Of course, my first foray into French Onion Soup making meant I had to follow the master:  Julia Child.  Julia has you sweat the onions for about 10 minutes, then caramelize them, creating a rich depth of flavor in the soup.  Now we all know how much Mrs. Child loved her butter. And, truth be told, so do I.  But I have to admit that I found the call for 1/2 cup of butter to cook the onions in a bit much.  I didn't question the recipe when first making it but made a note that the recipe could easily reduce the amount of butter by half and still be delicious.

And then I realized she said 1/2 stick of butter.   Duh.  Thankfully, I had used a bit more onion than the recipe called for.  But, of course, the soup was still a bit... shall we say, buttery.  Overnight in the fridge rendered the excess butter easy to remove.  *whew*

As I've been guilty of doing a bit lately, I thought I had some beef stock in the pantry and was mistaken.  Thankfully, I did have chicken stock, and after perusing a few other recipes online, decided that it would make a decent substitution. Since the recipe also calls for a a glug of Cognac and a cup of white wine, as well as a long (1-1/2 hours) simmer, I knew the soup would definitely develop a great flavor.  And it did.  The flavor is obviously a little different but still very good.

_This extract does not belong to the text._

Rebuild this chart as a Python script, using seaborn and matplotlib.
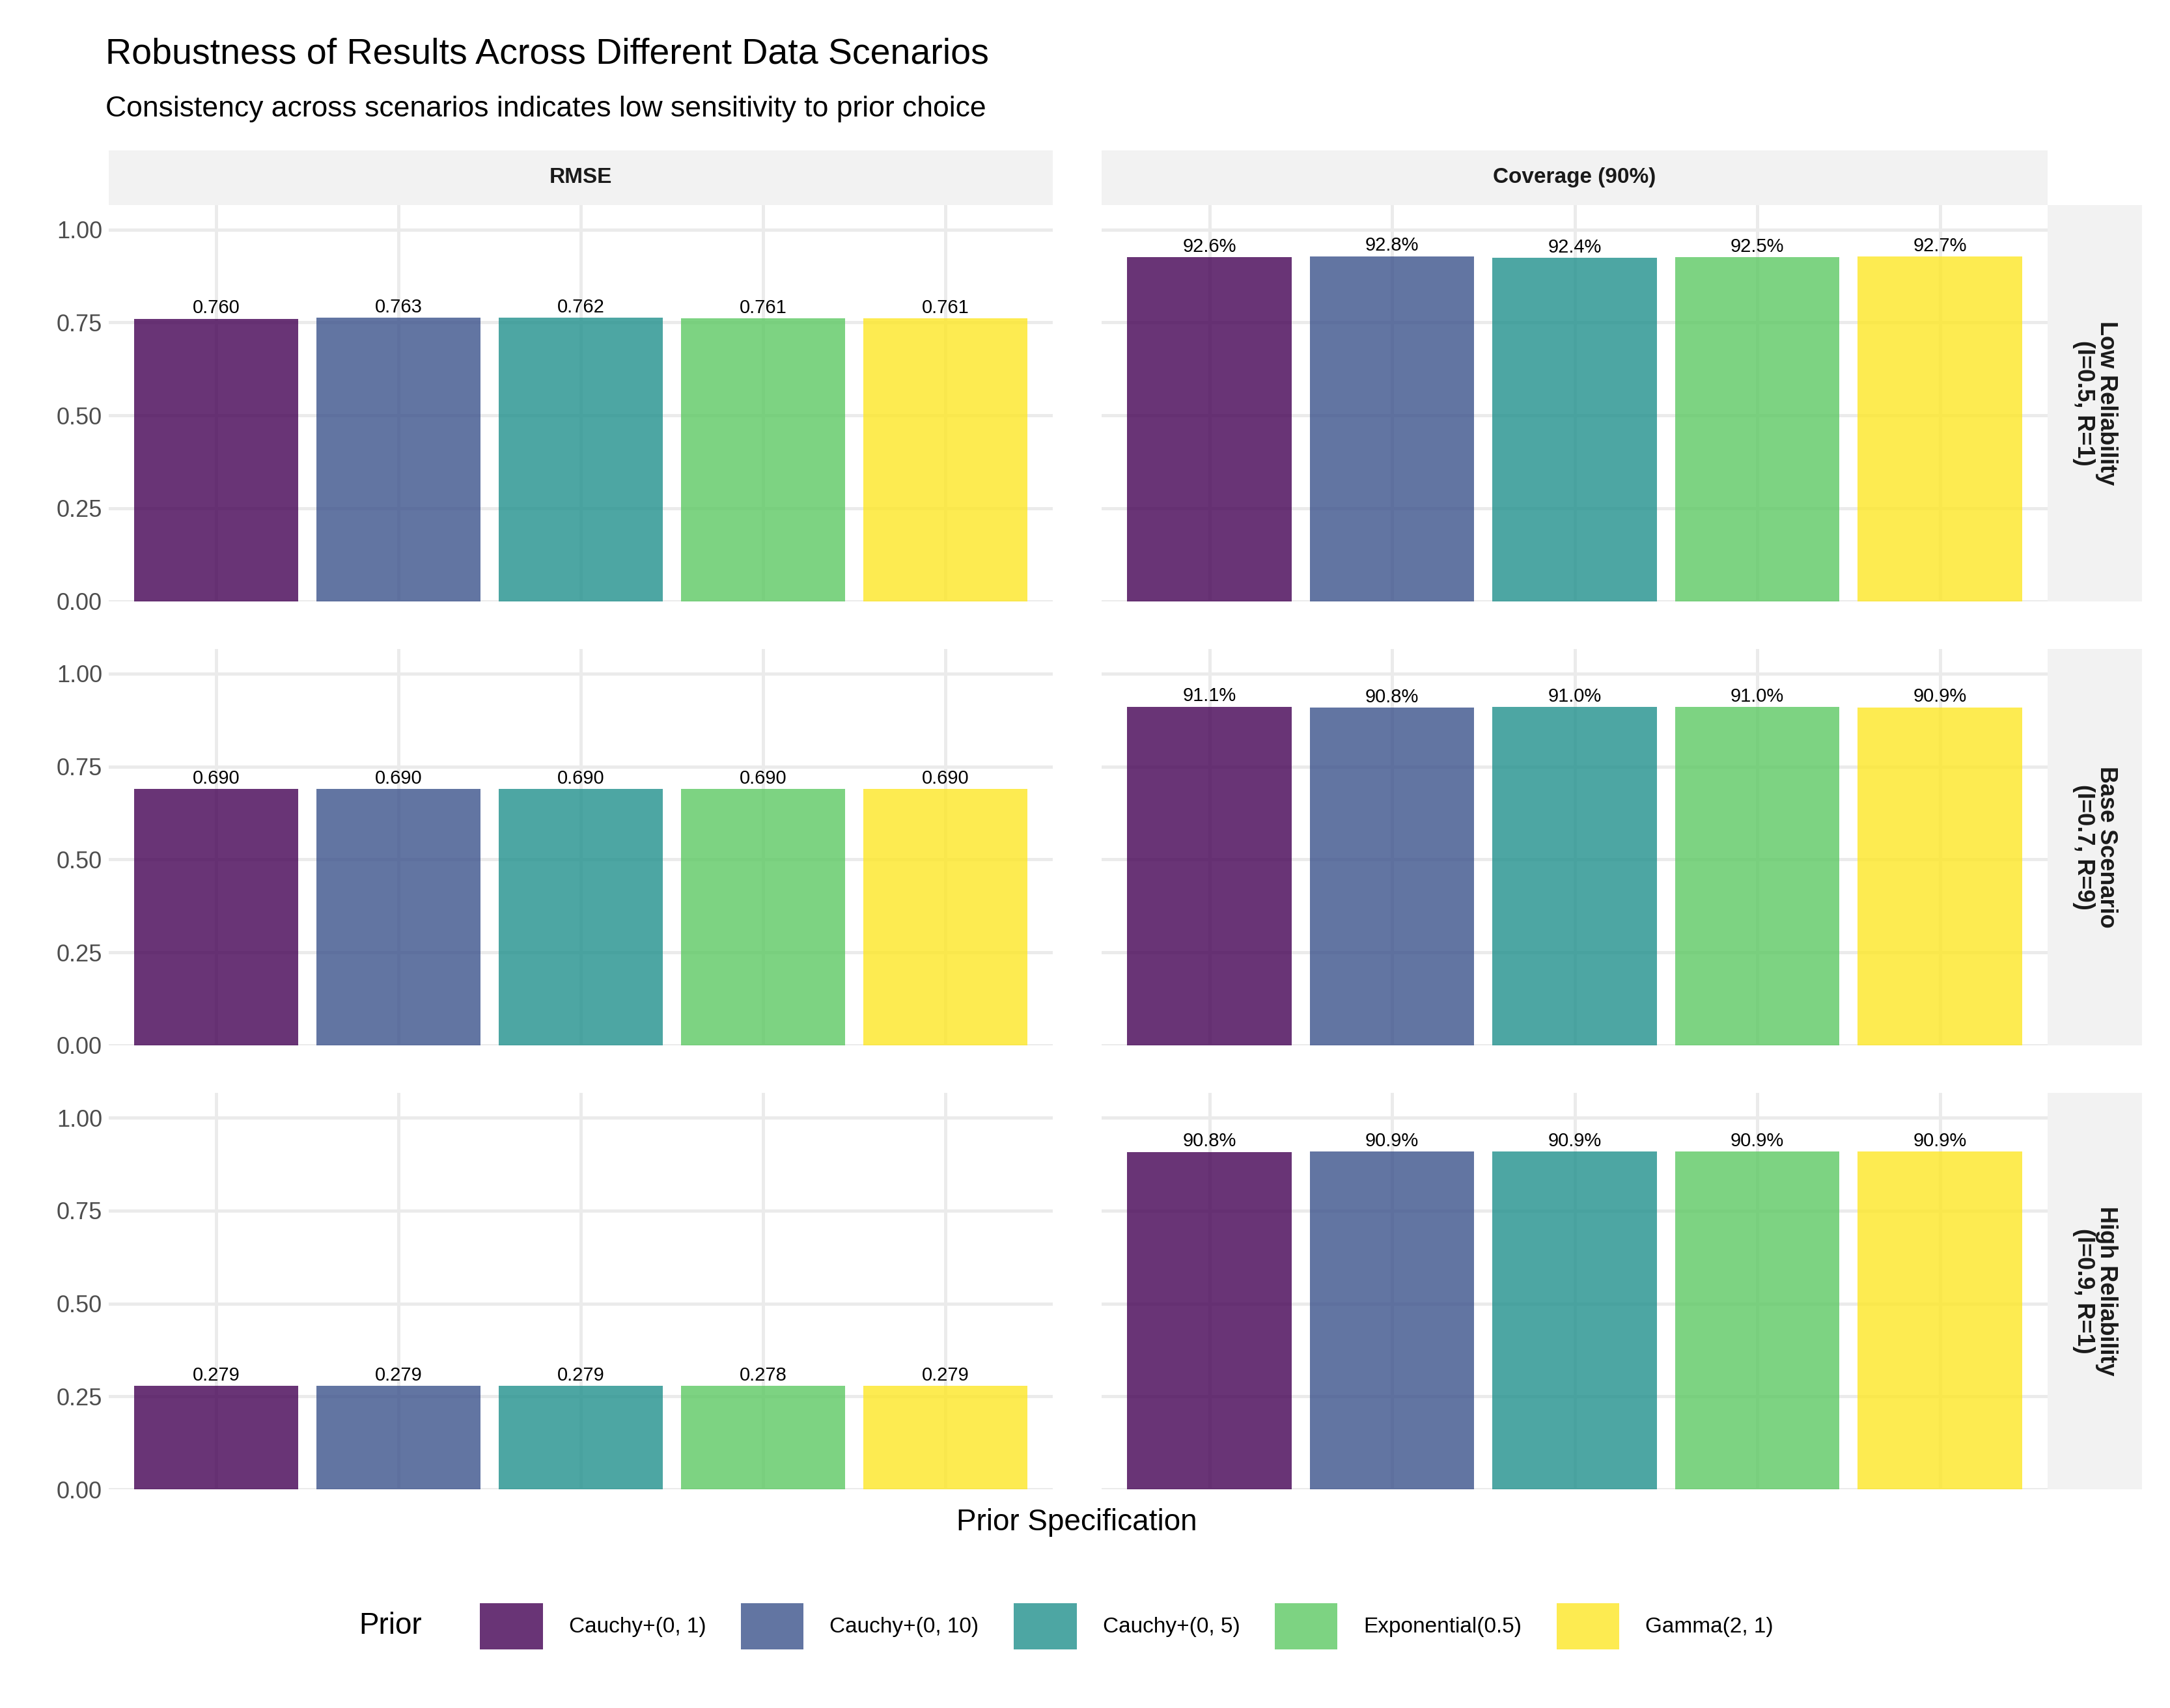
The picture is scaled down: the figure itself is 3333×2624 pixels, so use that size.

A crouton made from some homemade French bread, along with a healthy sprinkling of grated Gruyere, and a run under the broiler produced the very soup I was craving.  Ah.  Thank you once again, Julia!

French Onion Soup

1/2 stick butter (4 tablespoons)
1 tablespoon olive oil
8 cups thinly sliced onions (about 2-1/2 pounds)
1/2 teaspoon salt
1/2 teaspoon sugar
1 tablespoon flour
8 cups homemade beef stock, or good quality store bought stock (or chicken stock, in a pinch)
1/4 cup Cognac, or other good brandy
1 cup dry white wine
8 (1/2-inch) thick slices of French bread, toasted
3/4 pound coarsely grated Gruyere

Heat a heavy saucepan over moderate heat with the butter and oil. When the butter has melted, stir in the onions, cover, and cook slowly until tender and translucent, about 10 minutes. Blend in the salt and sugar, increase the heat to medium high, and let the onions brown, stirring frequently until they are a dark walnut color, 25 to 30 minutes.

Sprinkle the flour and cook slowly, stirring, for another 3 to 4 minutes. Remove from heat, let cool a moment, then whisk in 2 cups of hot stock. When well blended, bring to the simmer, adding the rest of the stock, Cognac, and wine. Cover loosely, and simmer very slowly 1 1/2 hours, adding a little water if the liquid reduces too much. Taste for seasoning

Divide the soup among 4 ovenproof bowls. Arrange toast on top of soup and sprinkle generously with grated cheese. Place bowls on a cookie sheet and place under a preheated broiler until cheese melts and forms a crust over the tops of the bowls. Serve immediately.